Apr 19 '14 13 Last Comment
fields
Apr 19, 14 3:51 pm

Can anyone enlighten me as to how are full grown trees brought into greenhouses?

More specifically I was looking at the California Academy of Science by Renzo Piano and was wondering if they built the biodome around those tall trees or they brought the trees in at a later stage?

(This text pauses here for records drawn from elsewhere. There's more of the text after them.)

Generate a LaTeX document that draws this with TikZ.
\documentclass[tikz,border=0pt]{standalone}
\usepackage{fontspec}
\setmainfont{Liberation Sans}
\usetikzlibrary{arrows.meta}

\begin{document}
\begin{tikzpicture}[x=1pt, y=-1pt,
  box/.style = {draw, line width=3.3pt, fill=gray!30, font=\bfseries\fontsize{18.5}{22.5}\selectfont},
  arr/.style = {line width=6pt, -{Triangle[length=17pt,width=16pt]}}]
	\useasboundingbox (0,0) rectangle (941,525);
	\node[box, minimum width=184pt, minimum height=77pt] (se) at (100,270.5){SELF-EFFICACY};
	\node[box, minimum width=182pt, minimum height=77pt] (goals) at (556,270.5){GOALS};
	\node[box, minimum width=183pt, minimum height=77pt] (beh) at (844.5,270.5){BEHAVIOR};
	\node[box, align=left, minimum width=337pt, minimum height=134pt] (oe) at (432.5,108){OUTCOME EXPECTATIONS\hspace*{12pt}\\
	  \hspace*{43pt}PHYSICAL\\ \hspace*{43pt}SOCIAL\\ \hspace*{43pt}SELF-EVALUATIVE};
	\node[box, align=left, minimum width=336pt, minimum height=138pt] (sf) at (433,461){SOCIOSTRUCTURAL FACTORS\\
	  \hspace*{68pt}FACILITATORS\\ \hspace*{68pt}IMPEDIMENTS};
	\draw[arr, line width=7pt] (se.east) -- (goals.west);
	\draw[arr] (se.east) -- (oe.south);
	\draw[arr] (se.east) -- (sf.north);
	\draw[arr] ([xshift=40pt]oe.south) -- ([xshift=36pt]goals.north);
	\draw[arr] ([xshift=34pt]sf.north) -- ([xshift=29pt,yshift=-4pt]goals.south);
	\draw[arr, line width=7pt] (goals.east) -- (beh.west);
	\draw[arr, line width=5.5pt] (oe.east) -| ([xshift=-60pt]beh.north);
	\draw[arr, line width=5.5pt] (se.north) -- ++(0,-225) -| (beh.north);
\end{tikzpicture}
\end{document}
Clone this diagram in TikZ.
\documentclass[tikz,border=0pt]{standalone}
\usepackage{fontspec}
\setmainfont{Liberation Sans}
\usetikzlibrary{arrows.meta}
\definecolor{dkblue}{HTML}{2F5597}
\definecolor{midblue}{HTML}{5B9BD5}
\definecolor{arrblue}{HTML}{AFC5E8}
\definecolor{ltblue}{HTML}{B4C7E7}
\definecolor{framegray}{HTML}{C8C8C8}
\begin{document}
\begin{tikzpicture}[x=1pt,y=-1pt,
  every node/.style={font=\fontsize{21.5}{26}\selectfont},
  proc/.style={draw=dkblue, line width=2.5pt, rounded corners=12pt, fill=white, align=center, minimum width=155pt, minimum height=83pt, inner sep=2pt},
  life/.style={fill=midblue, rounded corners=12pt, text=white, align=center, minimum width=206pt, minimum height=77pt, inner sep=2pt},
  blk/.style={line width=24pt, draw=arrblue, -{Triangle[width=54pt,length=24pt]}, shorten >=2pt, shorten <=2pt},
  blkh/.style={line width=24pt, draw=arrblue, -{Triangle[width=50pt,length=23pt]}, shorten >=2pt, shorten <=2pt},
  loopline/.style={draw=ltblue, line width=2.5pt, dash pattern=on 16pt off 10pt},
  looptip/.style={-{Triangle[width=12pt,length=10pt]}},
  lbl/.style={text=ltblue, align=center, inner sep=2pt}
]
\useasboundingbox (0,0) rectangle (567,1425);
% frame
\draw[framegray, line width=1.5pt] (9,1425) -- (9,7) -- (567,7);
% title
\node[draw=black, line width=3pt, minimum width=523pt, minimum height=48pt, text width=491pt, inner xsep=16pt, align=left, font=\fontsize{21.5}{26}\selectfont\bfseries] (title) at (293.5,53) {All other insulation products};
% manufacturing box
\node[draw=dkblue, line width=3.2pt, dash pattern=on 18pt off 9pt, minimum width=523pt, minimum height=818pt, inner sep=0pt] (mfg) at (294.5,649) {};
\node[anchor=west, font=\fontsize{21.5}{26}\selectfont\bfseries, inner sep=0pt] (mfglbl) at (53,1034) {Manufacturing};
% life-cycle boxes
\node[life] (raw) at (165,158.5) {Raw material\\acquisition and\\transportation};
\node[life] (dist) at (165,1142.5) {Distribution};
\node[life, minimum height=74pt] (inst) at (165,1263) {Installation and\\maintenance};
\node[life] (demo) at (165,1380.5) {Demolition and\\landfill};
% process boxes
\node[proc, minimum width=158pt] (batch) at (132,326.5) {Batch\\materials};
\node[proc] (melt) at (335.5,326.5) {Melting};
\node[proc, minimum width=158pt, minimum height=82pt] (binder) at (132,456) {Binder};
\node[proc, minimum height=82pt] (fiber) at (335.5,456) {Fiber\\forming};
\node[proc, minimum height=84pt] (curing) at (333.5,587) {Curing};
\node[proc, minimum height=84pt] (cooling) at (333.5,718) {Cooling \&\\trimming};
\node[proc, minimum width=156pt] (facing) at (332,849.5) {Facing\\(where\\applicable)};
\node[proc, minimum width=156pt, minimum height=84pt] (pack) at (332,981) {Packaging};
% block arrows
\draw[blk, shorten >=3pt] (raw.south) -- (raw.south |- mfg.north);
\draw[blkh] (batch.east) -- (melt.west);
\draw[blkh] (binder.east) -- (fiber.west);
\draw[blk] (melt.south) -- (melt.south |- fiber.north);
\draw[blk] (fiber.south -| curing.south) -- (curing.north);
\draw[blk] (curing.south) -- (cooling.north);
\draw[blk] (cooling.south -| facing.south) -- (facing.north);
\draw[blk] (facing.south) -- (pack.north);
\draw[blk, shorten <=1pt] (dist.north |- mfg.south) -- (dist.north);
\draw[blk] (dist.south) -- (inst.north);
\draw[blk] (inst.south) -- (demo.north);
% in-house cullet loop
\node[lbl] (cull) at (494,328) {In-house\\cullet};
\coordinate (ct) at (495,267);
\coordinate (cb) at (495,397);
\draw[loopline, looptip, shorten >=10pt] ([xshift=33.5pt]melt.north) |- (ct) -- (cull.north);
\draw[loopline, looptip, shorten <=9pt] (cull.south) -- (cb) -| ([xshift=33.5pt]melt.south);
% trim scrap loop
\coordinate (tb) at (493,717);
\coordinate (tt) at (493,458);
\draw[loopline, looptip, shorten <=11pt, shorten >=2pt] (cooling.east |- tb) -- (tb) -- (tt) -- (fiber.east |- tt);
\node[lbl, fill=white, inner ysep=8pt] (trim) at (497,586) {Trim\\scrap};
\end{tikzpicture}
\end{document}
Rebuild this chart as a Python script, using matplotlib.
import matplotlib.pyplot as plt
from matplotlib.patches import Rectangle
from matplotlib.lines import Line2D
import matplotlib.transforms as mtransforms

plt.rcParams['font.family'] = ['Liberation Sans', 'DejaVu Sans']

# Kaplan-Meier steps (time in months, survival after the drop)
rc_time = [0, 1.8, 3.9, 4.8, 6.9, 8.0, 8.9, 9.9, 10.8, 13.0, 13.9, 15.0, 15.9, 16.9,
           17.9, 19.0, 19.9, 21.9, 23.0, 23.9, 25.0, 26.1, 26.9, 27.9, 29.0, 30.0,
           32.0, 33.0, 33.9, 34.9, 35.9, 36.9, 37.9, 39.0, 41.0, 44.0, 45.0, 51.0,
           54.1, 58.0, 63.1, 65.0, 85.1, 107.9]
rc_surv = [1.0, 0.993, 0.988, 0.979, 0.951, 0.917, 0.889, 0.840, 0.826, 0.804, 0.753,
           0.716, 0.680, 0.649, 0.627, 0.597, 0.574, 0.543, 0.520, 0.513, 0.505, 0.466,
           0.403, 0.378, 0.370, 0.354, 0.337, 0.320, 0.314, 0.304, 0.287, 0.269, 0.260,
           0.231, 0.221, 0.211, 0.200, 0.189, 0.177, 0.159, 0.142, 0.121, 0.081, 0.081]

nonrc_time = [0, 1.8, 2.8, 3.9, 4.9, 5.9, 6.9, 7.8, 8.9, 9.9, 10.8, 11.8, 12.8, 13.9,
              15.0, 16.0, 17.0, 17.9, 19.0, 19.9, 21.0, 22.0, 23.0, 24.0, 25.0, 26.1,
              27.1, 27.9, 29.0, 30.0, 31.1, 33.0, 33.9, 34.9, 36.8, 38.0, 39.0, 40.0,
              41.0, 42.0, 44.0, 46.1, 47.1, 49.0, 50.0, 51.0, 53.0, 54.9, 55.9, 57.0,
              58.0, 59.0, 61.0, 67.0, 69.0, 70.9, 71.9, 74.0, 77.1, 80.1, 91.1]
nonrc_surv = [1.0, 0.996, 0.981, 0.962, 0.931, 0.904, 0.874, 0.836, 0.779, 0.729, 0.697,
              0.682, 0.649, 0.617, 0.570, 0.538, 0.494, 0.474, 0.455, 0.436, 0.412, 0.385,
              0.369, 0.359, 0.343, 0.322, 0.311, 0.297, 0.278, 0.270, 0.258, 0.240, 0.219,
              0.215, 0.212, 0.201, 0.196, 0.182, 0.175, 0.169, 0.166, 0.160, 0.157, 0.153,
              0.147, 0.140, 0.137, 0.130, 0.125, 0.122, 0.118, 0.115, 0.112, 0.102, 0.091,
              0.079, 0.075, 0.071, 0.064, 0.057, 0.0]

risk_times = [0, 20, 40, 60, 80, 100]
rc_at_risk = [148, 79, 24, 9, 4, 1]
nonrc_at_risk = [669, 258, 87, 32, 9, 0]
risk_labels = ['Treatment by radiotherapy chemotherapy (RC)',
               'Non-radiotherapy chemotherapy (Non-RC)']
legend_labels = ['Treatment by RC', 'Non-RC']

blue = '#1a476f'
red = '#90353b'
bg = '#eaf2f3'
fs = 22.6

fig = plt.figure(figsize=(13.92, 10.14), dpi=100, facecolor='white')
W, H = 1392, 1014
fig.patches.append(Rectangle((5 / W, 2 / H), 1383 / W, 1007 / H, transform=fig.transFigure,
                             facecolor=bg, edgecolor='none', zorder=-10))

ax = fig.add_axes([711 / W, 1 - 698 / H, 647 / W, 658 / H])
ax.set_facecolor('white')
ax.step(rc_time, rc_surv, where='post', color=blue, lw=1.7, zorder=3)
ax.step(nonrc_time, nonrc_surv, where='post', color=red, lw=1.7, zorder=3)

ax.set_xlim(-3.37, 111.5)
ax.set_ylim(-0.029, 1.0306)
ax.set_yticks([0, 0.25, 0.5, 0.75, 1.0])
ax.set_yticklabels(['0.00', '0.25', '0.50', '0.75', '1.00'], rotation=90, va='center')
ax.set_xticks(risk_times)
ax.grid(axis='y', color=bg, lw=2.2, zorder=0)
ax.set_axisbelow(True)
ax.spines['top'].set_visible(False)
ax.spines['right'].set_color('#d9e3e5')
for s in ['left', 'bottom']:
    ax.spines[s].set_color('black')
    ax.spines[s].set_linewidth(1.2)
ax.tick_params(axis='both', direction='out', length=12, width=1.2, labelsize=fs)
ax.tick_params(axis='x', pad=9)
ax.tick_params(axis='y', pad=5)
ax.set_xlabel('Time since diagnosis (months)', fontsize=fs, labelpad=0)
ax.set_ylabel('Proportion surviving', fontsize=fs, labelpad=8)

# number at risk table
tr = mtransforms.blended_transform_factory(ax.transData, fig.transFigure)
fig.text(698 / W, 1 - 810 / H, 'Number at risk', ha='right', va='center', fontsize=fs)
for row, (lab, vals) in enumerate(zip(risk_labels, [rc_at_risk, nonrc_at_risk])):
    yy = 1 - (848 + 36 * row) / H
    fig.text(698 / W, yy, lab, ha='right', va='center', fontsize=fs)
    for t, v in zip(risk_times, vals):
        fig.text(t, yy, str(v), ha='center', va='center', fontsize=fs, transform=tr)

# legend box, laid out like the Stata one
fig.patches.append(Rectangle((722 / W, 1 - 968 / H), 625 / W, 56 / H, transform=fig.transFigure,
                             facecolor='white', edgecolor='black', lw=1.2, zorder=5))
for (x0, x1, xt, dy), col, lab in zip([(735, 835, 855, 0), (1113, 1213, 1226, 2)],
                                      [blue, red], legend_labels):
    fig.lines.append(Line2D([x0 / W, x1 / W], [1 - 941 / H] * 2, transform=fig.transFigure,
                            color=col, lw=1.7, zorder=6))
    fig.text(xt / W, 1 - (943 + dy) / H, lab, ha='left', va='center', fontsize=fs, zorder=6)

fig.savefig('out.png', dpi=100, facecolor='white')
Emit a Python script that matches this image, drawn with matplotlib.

And if it was brought in at a later stage, how did they fit it in???

 

curtkram
Apr 19, 14 6:40 pm

i'm not that familiar with the tree you're talking about.  however, they have big truck things that can move large trees

wrap up the root ball and prune the branches, then a fairly big tree could be carried through a door.  typically it's preferable to move a smaller tree and let it grow big on it's own.

gruen
Apr 20, 14 6:45 am

Tree spade

justavisual
Apr 20, 14 10:02 am

Cranes :)

 

 

its how they got these guys into the French national library by Perrault:

fields
Apr 21, 14 1:14 pm

OK, but those environments are open to the air so I can see these huge trucks being able to bring them in.

I should have attached a photo (this being an architectural forum and all...)

I'm talking about enclosed biodomes like this:

 

How....does.....it.....fit?

or

say if I wanted to place a realllly really huge ass tree, would I need to first embed the tree and then build around it?

fields
Apr 21, 14 1:26 pm

Seems like i can only edit my post once..

say for argument's sake my design incorporates a full grown giant sequoia in the middle of an enclosed lobby of a building.

jla-x
Apr 21, 14 1:48 pm

first off, you probably cant relocate a giant sequoia...the roots on that thing will go down a hundred feet.  its way too heavy of a tree to relocate without replanting the deep roots that give it structural footing...roots are typically as deep as the tree is tall.

also a sequoia will not do well indoors.   fog accounts for a big part of the trees' water needs.  They pull fog from the air...

Also that would probably create fire safety issues...you essentially creating a space with a huge vertical element between floors that is very very flammable...

fields
Apr 21, 14 2:13 pm

wow thats so very practical of you. but thats not the point of my question....

so lets redirect my question to fitting those trees into the dome at the california academy of sciences, how did they do it?

curtkram
Apr 21, 14 2:18 pm

i'm not seeing many very big trees in your picture, inside the dome.  what i would really like to see is master blaster in there, but i don't really have time to photoshop.

they could build the dome frame and such, then drag the tree in, with the building enclosed, set it in place, then install the glass.  trees don't have to be carried upright.  also, foliage tends to grow fairly fast on trees, so you could cut most of the branches off and let them grow back.  still probably smarter to bring in a smaller tree and let it grown into a big tree.

if it's a professor asking you, just tell him architects aren't responsible for means and methods.

On the fence
Apr 21, 14 2:22 pm

Hormones and fertilizers.

curtkram
Apr 21, 14 2:27 pm

here is a you-tube of what i think is an 18' evergreen that was pulled through a door and set inside a building.

https://www.youtube.com/watch?v=7QFTWv4SY8Y

THANKS OBAMA

jla-x
Apr 21, 14 2:34 pm

there are many species that will do fine indoors...just warning you that if you say its a full grown sequoia you will get torn a new asshole in review...lol

As for that tree in the Academy of Science building...it was probably brought in prior to the front glass façade being installed...It was likely planted before the dome was constructed...wouldn't make sense the other way around.  Is this for a studio project?

grneggandsam
Apr 21, 14 4:33 pm

Brobama for the win.

 

fields
Apr 23, 14 7:32 am

Yupperz its for my studio project. You got a good point about indoor plants being multi-storey combustion pillars lol. (puts that into the building-regs report!)